**Set exercise:**
Starting at the top of the listing, extract every line up to and including the one with "Chart.register(...registerables);". Pictures stay out of the copy.

**Data section:**
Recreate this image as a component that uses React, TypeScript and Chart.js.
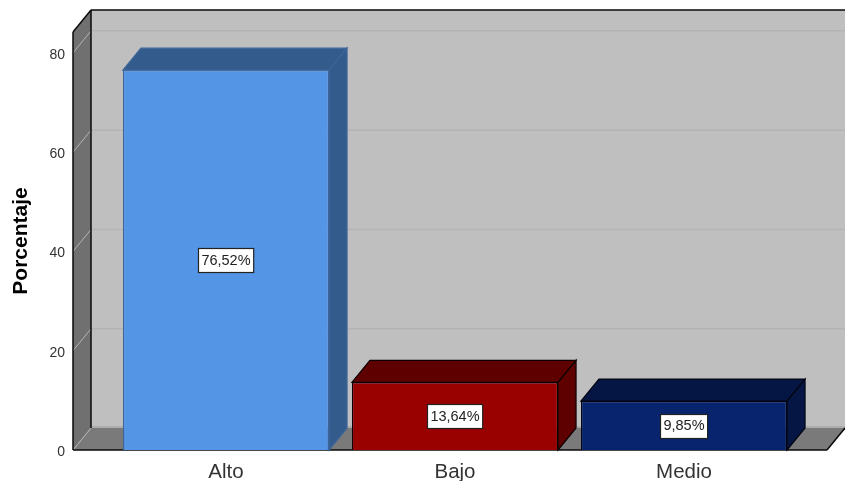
import { useEffect, useRef } from "react";
import { Chart, registerables } from "chart.js";

Chart.register(...registerables);

const categories = ["Alto", "Bajo", "Medio"];
const percentages = [76.52, 13.64, 9.85];
const valueLabels = ["76,52%", "13,64%", "9,85%"];
const frontColors = ["#5495e6", "#990000", "#08246e"];
const shadeColors = ["#335b8c", "#5e0000", "#051645"];
const edgeColors = ["#3c659a", "#0d0000", "#010510"];

const DEPTH_X = 18;
const DEPTH_Y = 22;
const FONT = '"Liberation Sans", Arial, sans-serif';

function poly(ctx: CanvasRenderingContext2D, pts: number[][], fill?: string, stroke?: string, lw = 1) {
  ctx.beginPath();
  pts.forEach(([x, y], i) => (i ? ctx.lineTo(x, y) : ctx.moveTo(x, y)));
  ctx.closePath();
  if (fill) {
    ctx.fillStyle = fill;
    ctx.fill();
  }
  if (stroke) {
    ctx.strokeStyle = stroke;
    ctx.lineWidth = lw;
    ctx.stroke();
  }
}

function line(ctx: CanvasRenderingContext2D, x1: number, y1: number, x2: number, y2: number, color: string, lw = 1) {
  ctx.beginPath();
  ctx.moveTo(x1, y1);
  ctx.lineTo(x2, y2);
  ctx.strokeStyle = color;
  ctx.lineWidth = lw;
  ctx.stroke();
}

// Back wall, side wall, floor and gridlines of the box behind the bars.
const boxPlugin = {
  id: "box",
  beforeDatasetsDraw(chart: any) {
    const { ctx, chartArea: a, scales } = chart;
    const dx = DEPTH_X;
    const dy = DEPTH_Y;
    ctx.save();
    ctx.fillStyle = "#bfbfbf";
    ctx.fillRect(a.left + dx, a.top - dy, a.right - a.left, a.bottom - a.top);
    poly(ctx, [[a.left, a.top], [a.left + dx, a.top - dy], [a.left + dx, a.bottom - dy], [a.left, a.bottom]], "#707070");
    poly(ctx, [[a.left, a.bottom], [a.left + dx, a.bottom - dy], [a.right + dx, a.bottom - dy], [a.right, a.bottom]], "#7a7a7a");
    for (const t of scales.y.ticks) {
      const y = scales.y.getPixelForValue(t.value);
      if (t.value > 0) line(ctx, a.left + dx, y - dy, a.right + dx, y - dy, "#b3b3b3", 1.5);
      line(ctx, a.left, y, a.left + dx, y - dy, "#b4b4b4", 1);
    }
    line(ctx, a.left + dx, a.bottom - dy - 1, a.right + dx, a.bottom - dy - 1, "#a6a6a6", 1.5);
    line(ctx, a.left + dx, a.top - dy, a.right + dx, a.top - dy, "#0a0a0a", 1.5);
    line(ctx, a.left, a.top, a.left + dx, a.top - dy, "#0a0a0a", 1.5);
    line(ctx, a.left + dx, a.top - dy, a.left + dx, a.bottom - dy, "#0a0a0a", 1.5);
    line(ctx, a.left, a.top, a.left, a.bottom, "#0a0a0a", 1.5);
    line(ctx, a.left, a.bottom, a.right, a.bottom, "#0a0a0a", 1.5);
    line(ctx, a.right, a.bottom, a.right + dx, a.bottom - dy, "#0a0a0a", 1.5);
    ctx.restore();
  },
  // Top and right faces of each bar, then the value boxes over the fronts.
  afterDatasetsDraw(chart: any) {
    const { ctx } = chart;
    const dx = DEPTH_X;
    const dy = DEPTH_Y;
    const meta = chart.getDatasetMeta(0);
    ctx.save();
    meta.data.forEach((bar: any, i: number) => {
      const l = bar.x - bar.width / 2;
      const r = bar.x + bar.width / 2;
      const t = bar.y;
      const b = bar.base;
      poly(ctx, [[l, t], [l + dx, t - dy], [r + dx, t - dy], [r, t]], shadeColors[i], edgeColors[i], 1.2);
      poly(ctx, [[r, t], [r + dx, t - dy], [r + dx, b - dy], [r, b]], shadeColors[i], edgeColors[i], 1.2);
    });
    ctx.font = `14.5px ${FONT}`;
    ctx.textAlign = "center";
    ctx.textBaseline = "middle";
    meta.data.forEach((bar: any, i: number) => {
      const cy = (bar.y + bar.base) / 2;
      const w = ctx.measureText(valueLabels[i]).width + 6;
      const h = 24;
      const bx = Math.round(bar.x - w / 2) + 0.5;
      const by = Math.round(cy - h / 2) + 0.5;
      ctx.fillStyle = "#ffffff";
      ctx.fillRect(bx, by, w, h);
      ctx.strokeStyle = "#222222";
      ctx.lineWidth = 1.2;
      ctx.strokeRect(bx, by, w, h);
      ctx.fillStyle = "#222222";
      ctx.fillText(valueLabels[i], bar.x, cy + 0.5);
    });
    ctx.restore();
  },
};

export default function App() {
  const ref = useRef<HTMLCanvasElement>(null);
  useEffect(() => {
    const chart = new Chart(ref.current!, {
      type: "bar",
      plugins: [boxPlugin],
      data: {
        datasets: [
          {
            data: percentages.map((y, x) => ({ x, y })),
            backgroundColor: frontColors,
            borderColor: edgeColors,
            borderWidth: 1.2,
            barPercentage: 0.9,
            categoryPercentage: 1,
          },
        ],
      },
      options: {
        animation: false,
        responsive: false,
        layout: { padding: { top: 32, right: 18, bottom: 0, left: 0 } },
        plugins: { legend: { display: false }, tooltip: { enabled: false } },
        scales: {
          x: {
            type: "linear",
            offset: false,
            min: -0.668,
            max: 2.6245,
            grid: { display: false, drawTicks: false },
            border: { display: false },
            afterBuildTicks: (s: any) => {
              s.ticks = categories.map((_, value) => ({ value }));
            },
            afterFit: (s: any) => {
              s.height = 31;
            },
            ticks: {
              callback: (v: any) => categories[v],
              autoSkip: false,
              maxRotation: 0,
              padding: 10,
              color: "#333333",
              font: { family: FONT, size: 20.5 },
            },
          },
          y: {
            min: 0,
            max: 84.2,
            grid: { display: false, drawTicks: false },
            border: { display: false },
            afterFit: (s: any) => {
              s.width = 73;
            },
            ticks: {
              stepSize: 20,
              includeBounds: false,
              padding: 8,
              labelOffset: 2,
              color: "#333333",
              font: { family: FONT, size: 14 },
            },
            title: {
              display: true,
              text: "Porcentaje",
              color: "#000000",
              padding: { top: 9, bottom: 0 },
              font: { family: FONT, size: 21, weight: "bold" },
            },
          },
        },
      },
    } as any);
    return () => chart.destroy();
  }, []);
  return (
    <canvas
      ref={ref}
      width={845}
      height={481}
      style={{ position: "absolute", left: 0, top: 0, width: 845, height: 481, background: "#ffffff" }}
    />
  );
}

**Written response:**
Recreate this image as a component that uses React, TypeScript and Chart.js.
import { useEffect, useRef } from "react";
import { Chart, registerables } from "chart.js";

Chart.register(...registerables);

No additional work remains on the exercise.